Wednesday, March 7, 2007

Wednesday, March 7




Today was our day trip to Tonina, the classic Maya city near Ocosingo, about 2 1/2 hours by road from here. Actually, it should take an hour, but there are topes (road bumps to slow traffic) about every 100 meters. It also requires descending about 1500 meters in altitude into the tropical lowlands from the chilly San Cristobal highlands. Fortunately, the weather at Tonina was quite moderate today, not uncomfortably hot at all.

The military base build just below Tonina is stlll quite active. It was built to counter the heavy concentration of Zapatista communities in the Ocosingo area, the place of a massacre in which a group of Zapatistas were cornered in early 1994.

Tonina is a terraced hillside. From the public plaza to the top of the most elevated structure is about 80 meters gain in height. The photos posted above include the group still smiling at the beginning of the tour, on the north end of the great ball court of Tonina, which itself is 80 meters long. The second photo, taken on my camera by James, just returned from Oaxaca, is a general view of the hillside city. Note the highest structure in this slide, because that is the location of the next detail, also taken by James (now my official photographer, since I cant take photos and lecture monotonously at the same time).

The photos say a lot, but for those who need words, here is a short summary of what we did at the site.

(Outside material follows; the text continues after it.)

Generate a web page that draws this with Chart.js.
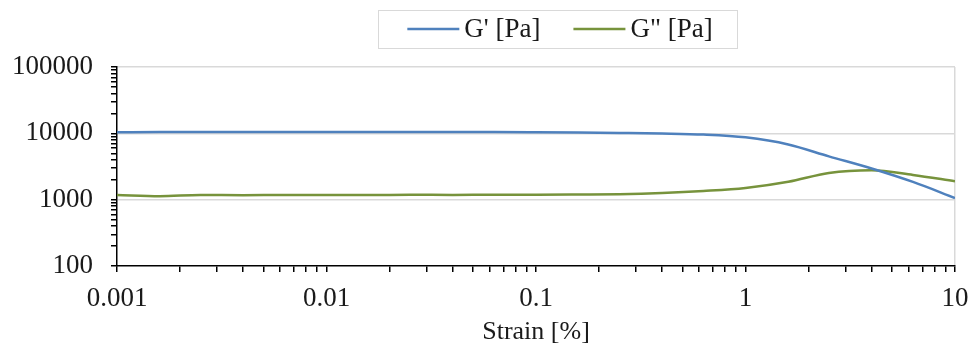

We began in the ball court (that's right, IN it), discussing the ball game in general, the formation and symbolism of ball courts, and the specific symbolism (prisoners of war) of the decorations of this ball court. Unfortunately, the decorations have all been moved to musuems and blank stones put in their place in the ball court. We had the inevitable discussion about whether the winner or loser might be sacrificed. I'll let you keep guessing. Before leaving the great plaza, we also looked at the small radial platform, likewise for ceremonies involving the renewal of time, and at the rows of stela platforms for erecting the stelae that commemorated rulers' performance of such ceremonies.

At the base of the hillside acropolis, we talked about the assignment that would structure much of the tour. This is to develop criteria of form that might help us differentiate the buildings on the acropolis that could be used for residence from those that seem purely ritual in function. We carefully looked at room plans, windows, benches, etc. so the students could make their own assessments. This tour was interrupted by lunch, a picnic on the middle level of the hillside, while James and I went down to sketch the "labyrinth" plan. We only toured a few buildings after lunch, primarily E5-5, which imitates the plan of the Palenque Cross Group temples.

After finishing our investigation of ritual and residential facilities, we explored the top level of the acropolis, including the fairly small structure (D5-3) featuring a row of niches each filled with a plaster sculpture of a bound prisoner. Then most of us climbed the steep and narrow steps to D5-2, the tall structure at the top (it's twin, D5-1, has not been restored). Again, the last photo above shows some of us climbing the steps of D5-2. We all look very confident and speedy going up, but we took the descent a lot slower and more carefully!

We then broke up and at our own pace investigated the large residential complexes that descend the eastern edge of the hillside acropolis. There are basically three groups of residential patio arrangements. The highest is a pleasant, small, fairly isolated patio. Stucco sculpture uncovered at its north end shows four figures dancing with serpent-wing costumes. The middle level residential group involves a very formal quadrangular patio surrounded by a maze of rooms. Two stairways descend through this patio to a lower level patio to the east. Here one room on the west side of the patio contains a mural painting. At the northwest corner is what appears to be an early sanctuary-style structure (again like the Cross Group) incorporated into a later room mass. On the north side is an elaborate bench decorated with stucco serpents. But it is clear from what is uncovered that building this structure required removal of a considerable portion of an early classic structure. One can look down at the cleared remains of a deity mask in stucco that was at least 4 meters tall. It has been removed from the base of the eye upward. From this level stairways descend farther to converge on a chamber with an elaborately decorated stucco bench or throne. The stucco pieces have all been removed, but they included jaguar imagery and the Jaguar God's trident obsidian blade, misinterpreted by some as a "flower." From this "throne" an incredibly narrow stairway leads down to a plaza backed up by giant stepped frets on the hillside terrace.

Finally, the lowest of the residential groups is known popularly as the "labyrinth" or the "underworld." Three unusual vaulted doorways lead into a complex system of corridors in what is a kind of maze, going deep into the hillside. One portion encloses what appears to be a sunken patio. Visiting this area from above has been forestalled by planting a dense wall of nopal cactus.

After the labyrinth, we visited the museum only briefly, since we were already late and the drivers were impatiently waiting. The ride home was uneventful, and about a dozen of us decided to meet at Casa del Pan for supper. They had an attack of inefficiency, probably due to short staffing. It took 2 1/2 hours to serve us. Ewan was the last served. Then another half hour to correct their mistake on the bill, to pay, and for them to run around the neighborhood looking for change.